GIVEN ENTRIES ->
▬▬▬
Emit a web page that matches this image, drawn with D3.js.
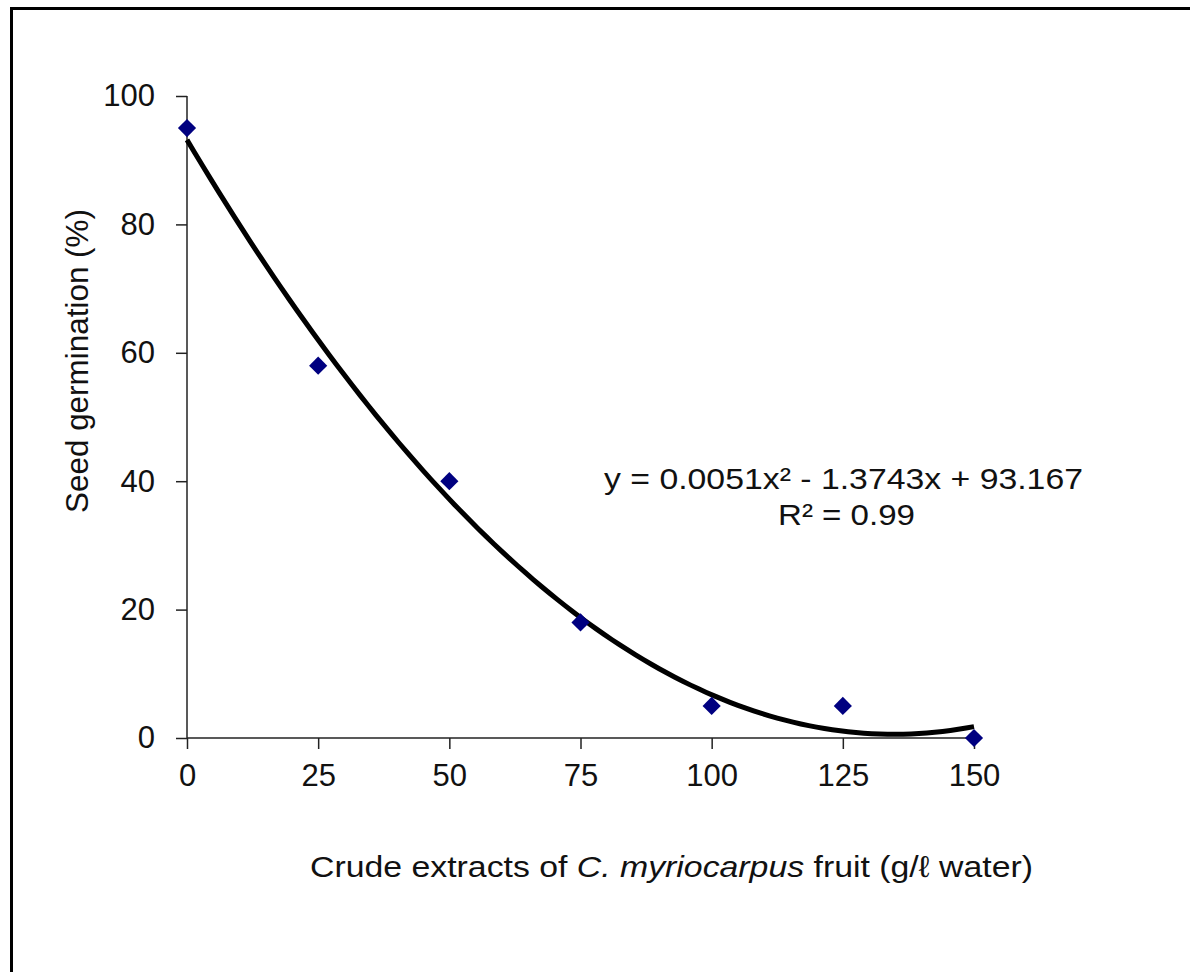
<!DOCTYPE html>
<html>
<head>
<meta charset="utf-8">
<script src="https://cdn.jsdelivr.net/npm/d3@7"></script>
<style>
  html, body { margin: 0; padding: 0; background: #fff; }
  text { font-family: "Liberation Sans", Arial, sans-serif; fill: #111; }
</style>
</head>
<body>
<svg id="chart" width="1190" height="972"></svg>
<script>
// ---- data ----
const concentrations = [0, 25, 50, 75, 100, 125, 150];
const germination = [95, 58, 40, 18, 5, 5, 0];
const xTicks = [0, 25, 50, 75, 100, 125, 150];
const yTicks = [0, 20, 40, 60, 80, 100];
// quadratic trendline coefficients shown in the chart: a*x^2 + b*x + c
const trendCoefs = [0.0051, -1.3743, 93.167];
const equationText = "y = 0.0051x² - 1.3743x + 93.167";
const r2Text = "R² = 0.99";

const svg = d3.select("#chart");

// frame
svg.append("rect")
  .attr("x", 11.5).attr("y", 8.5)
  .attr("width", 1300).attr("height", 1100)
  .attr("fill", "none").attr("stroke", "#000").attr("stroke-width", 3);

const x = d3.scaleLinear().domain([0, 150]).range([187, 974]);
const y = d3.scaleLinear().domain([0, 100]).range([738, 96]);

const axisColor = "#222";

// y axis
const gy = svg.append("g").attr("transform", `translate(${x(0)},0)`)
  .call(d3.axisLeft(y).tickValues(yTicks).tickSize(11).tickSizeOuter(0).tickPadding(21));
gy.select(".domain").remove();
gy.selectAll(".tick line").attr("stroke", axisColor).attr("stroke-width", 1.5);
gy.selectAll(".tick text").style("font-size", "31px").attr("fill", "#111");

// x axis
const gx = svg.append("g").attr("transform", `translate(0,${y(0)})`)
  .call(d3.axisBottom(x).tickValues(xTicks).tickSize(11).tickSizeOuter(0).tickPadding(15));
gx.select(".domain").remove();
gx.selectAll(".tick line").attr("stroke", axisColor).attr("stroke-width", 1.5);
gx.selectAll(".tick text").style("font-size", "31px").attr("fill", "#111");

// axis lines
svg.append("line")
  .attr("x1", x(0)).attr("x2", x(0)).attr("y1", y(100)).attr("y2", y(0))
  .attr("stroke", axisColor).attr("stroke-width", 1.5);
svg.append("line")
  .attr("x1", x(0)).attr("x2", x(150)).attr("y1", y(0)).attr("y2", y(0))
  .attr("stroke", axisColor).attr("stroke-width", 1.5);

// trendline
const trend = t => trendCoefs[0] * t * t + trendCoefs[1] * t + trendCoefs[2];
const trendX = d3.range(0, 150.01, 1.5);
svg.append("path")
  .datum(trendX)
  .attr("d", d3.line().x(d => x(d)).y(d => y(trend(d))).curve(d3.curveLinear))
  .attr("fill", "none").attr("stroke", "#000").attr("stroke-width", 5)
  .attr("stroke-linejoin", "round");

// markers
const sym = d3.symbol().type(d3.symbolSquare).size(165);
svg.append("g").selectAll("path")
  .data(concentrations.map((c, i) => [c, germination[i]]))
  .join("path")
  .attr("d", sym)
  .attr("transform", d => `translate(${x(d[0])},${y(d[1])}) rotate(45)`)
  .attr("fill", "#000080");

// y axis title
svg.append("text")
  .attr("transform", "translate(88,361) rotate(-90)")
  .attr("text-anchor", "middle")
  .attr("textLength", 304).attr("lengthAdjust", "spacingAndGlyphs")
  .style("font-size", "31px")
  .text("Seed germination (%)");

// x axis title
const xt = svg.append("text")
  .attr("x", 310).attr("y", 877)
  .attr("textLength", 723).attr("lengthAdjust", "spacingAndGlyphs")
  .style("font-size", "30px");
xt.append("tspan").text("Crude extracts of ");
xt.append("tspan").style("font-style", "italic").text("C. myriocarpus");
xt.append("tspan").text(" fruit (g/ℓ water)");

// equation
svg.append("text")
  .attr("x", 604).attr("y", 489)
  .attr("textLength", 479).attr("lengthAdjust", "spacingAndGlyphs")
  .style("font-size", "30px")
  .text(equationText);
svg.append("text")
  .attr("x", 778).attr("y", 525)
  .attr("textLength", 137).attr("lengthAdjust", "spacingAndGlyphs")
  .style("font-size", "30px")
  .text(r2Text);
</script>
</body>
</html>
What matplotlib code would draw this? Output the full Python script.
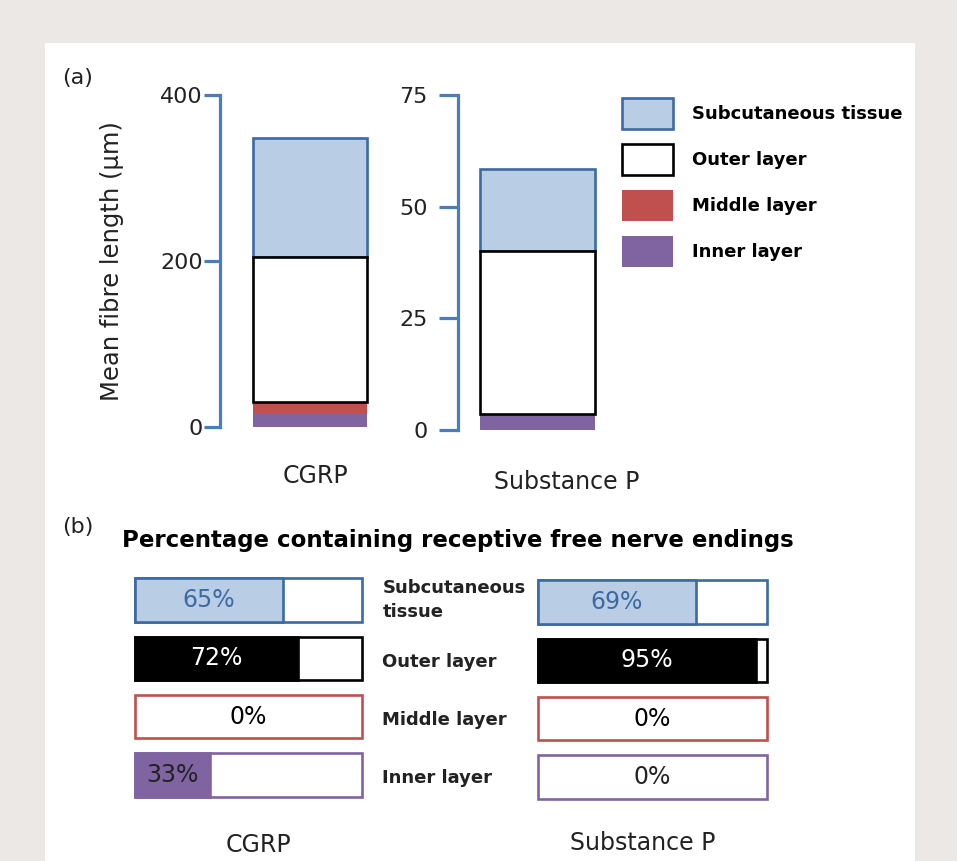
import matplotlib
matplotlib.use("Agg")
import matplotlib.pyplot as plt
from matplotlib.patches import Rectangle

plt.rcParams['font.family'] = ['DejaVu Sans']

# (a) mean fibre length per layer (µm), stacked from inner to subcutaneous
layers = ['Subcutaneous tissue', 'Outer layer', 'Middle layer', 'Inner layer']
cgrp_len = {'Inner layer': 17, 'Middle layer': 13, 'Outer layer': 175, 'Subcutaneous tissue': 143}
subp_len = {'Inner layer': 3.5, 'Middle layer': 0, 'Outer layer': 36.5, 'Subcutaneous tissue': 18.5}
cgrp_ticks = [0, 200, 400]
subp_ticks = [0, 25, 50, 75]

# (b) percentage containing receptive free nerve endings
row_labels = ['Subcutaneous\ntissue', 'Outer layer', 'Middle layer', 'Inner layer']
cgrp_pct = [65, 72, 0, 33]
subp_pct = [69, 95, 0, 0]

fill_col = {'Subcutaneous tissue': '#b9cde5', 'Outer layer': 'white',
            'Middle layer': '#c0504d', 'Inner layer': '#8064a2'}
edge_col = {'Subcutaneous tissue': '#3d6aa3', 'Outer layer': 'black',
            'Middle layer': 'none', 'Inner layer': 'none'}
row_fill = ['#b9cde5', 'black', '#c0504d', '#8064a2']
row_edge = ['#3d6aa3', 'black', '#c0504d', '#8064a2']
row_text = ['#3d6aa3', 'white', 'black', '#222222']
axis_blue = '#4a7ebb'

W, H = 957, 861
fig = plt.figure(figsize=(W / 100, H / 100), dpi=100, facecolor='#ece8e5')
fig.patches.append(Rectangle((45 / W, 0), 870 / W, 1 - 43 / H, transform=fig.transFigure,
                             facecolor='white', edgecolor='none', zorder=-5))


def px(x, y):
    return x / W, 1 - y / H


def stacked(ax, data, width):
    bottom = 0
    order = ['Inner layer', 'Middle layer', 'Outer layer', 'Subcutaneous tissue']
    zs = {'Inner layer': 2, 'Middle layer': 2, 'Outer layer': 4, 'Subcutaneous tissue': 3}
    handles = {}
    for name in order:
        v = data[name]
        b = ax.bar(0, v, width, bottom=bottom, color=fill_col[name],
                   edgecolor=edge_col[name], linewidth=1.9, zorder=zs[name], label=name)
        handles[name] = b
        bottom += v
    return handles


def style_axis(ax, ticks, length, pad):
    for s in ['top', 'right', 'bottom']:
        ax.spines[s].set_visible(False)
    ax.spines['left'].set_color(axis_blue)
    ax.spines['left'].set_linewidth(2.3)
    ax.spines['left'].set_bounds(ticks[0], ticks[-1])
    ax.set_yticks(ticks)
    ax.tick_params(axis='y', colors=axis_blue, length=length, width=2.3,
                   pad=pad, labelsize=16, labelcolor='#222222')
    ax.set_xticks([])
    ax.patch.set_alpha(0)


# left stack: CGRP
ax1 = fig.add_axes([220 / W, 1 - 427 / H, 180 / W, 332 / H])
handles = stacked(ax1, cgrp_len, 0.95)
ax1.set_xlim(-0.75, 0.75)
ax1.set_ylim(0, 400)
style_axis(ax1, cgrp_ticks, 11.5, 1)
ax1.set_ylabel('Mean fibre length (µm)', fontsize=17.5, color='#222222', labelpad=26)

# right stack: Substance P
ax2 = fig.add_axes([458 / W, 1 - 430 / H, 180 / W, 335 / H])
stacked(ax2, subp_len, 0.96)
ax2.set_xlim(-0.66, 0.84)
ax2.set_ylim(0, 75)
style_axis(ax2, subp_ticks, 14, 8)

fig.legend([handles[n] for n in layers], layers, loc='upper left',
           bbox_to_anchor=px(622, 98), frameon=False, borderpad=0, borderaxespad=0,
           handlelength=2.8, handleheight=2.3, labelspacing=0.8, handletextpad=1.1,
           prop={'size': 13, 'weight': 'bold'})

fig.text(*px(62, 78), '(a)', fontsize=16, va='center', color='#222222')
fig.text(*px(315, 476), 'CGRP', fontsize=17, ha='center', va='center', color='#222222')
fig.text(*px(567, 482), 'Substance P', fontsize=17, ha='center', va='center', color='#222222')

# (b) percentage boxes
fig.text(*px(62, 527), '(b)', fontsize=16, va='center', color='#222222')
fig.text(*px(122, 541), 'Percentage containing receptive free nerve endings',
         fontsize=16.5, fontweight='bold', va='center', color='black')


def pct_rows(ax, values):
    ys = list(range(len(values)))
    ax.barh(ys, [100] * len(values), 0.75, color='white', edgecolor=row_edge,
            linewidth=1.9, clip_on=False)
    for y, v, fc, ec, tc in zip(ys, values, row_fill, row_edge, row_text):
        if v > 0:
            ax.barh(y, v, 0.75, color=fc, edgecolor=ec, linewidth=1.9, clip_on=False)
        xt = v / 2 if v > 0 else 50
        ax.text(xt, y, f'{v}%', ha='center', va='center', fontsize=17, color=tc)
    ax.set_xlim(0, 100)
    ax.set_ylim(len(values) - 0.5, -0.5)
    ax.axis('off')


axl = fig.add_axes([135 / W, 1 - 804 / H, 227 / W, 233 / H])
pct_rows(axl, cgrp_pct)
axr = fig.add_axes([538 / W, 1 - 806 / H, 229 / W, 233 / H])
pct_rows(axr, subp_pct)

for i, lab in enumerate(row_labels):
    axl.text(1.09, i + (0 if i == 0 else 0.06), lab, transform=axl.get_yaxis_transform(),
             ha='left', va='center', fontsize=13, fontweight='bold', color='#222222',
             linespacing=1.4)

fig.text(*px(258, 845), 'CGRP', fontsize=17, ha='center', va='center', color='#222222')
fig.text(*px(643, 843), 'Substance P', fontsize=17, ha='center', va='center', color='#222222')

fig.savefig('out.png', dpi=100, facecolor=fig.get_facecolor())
▬▬▬
GIVEN PROBLEM -> Of the lines in this data, how many contain "script"? Reply with only the number.

WRITTEN REPLY -> 4